At a press conference of China’s Ministry of Foreign Affairs on the same day, when asked about the cancellation of these projects, a Chinese foreign ministry spokesman said, “Of course, cooperation between any two countries may encounter some problems, and different views may emerge at different times. These problems should be properly resolved through friendly consultations without losing sight of the friendship enjoyed by the two countries and the long-term development of bilateral ties, which, I can assure you, is also an important consensus reached during Prime Minister Mahathir’s visit to China.”
Mahathir was tactful enough not to criticize China for these stalled projects, but to lay the blame on his predecessor Najib Razak, who had approved them projects while he was Malaysia’s premier. After being ousted in a shock defeat in the Malaysian elections on May 9, Najib is facing corruption charges over the hugely mismanaged and corrupt 1Malaysia Development Bhd, backed by the Ministry of Finance.
However, Mahathir warned China against being a neocolonialist. At a press conference in Beijing with Chinese Prime Minister Li Keqiang on Aug. 20, when asked by Li whether he supported free trade, Mahathir replied, “I agree free trade is the way to go, but, of course, free trade should also be fair trade. We do not want a situation where there is a new version of colonialism happening because poor countries are unable to compete with rich countries, therefore we need fair trade.”
Ironically, Chinese state propaganda expresses similar opposition to colonialism, in its messages conveyed in two Beijing museums, the National Museum and the China Railway Museum. As stated part of the reason for the Republican Revolution of 1911 was the Chinese people’s opposition to foreign domination of China’s railroads. By 1911, foreign powers, including Russia, Japan, Germany, Britain and France, controlled 93 percent of China’s railways, a display in the National Museum pointed out. The Qing government had to pay off huge debts to foreign banks which had bankrolled these railroads.

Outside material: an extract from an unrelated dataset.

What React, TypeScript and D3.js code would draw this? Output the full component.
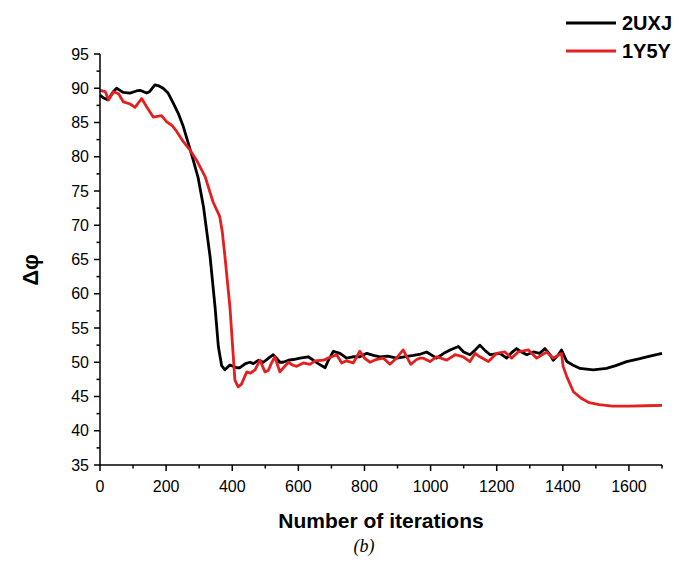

Around the turn of the 20th century, the Qing government nationalized railways owned by private Chinese businesses, then sold them to foreign interests. This sparked a rebellion, causing the Chinese imperial government to transfer troops from the Chinese city of Wuhan to quell a rail revolt in Sichuan province. As a result, the Wuhan garrison was undermanned, which enabled an uprising in Wuhan to succeed in October 1911, which in turn toppled the Qing dynasty.
Going forward, the Chinese government must avoid provoking resistance to Chinese-funded infrastructure projects in BRI countries whose governments and peoples fear dependency, just as China was reduced to a semi-colonial state by foreign dominance of its infrastructure. Currently, BRI projects are mostly financed by Chinese state-owned banks, just as foreign banks funded most of the railway in China during the Qing dynasty.
At the Aug. 20 press conference, Mahathir expressed his wish that Beijing will be sympathetic to Malaysia’s heavy debt and help resolve its fiscal problems. At the press conference on August 21, the 93-year old leader said, “I believe China itself does not want to see Malaysia become a bankrupt country.”
The Chinese government has a vested interest in ensuring Malaysia’s economy is not sunk by crushing debt if Beijing and Chinese state-owned firms wish to avoid a repeat of the derailment of a US$7.5 billion rail project in Venezuela.
On Apr. 11, 2013, the South China Morning Post reported that this 475 km railway, built by the state-owned China Railway Group, was delayed because the Venezuelan government was unable to pay the entire US$7.5 billion contract. The Venezuelan government owed China Railway US$400 million to US$500 million, Li Changjin, the chairman of China Railway, was quoted as saying. “The reason is the Venezuelan government has no money.”
Onsite media reports in 2016 showed China Railway’s facilities in its Venezuela project were apparently abandoned.
Since 2013, Venezuela’s economy has been in a dire state, with high inflation and difficulty repaying its debts. If Beijing wants the BRI to succeed in countries like Venezuela and Malaysia, it must ensure that costly infrastructure projects do not harm these countries’ economies. Otherwise, trade and investment between them and China will suffer.
During their Aug. 20 meeting, Xi told Mahathir their nations should have pragmatic cooperation, seeking innovative new models of cooperation. Xi must find viable models of cooperation over BRI if he wishes to avoid blowback against Chinese projects in Malaysia. Only then can Xi demonstrate that Belt and Road is not a Trojan Horse for Chinese imperialism, and convince nations to accept the vast infrastructure projects.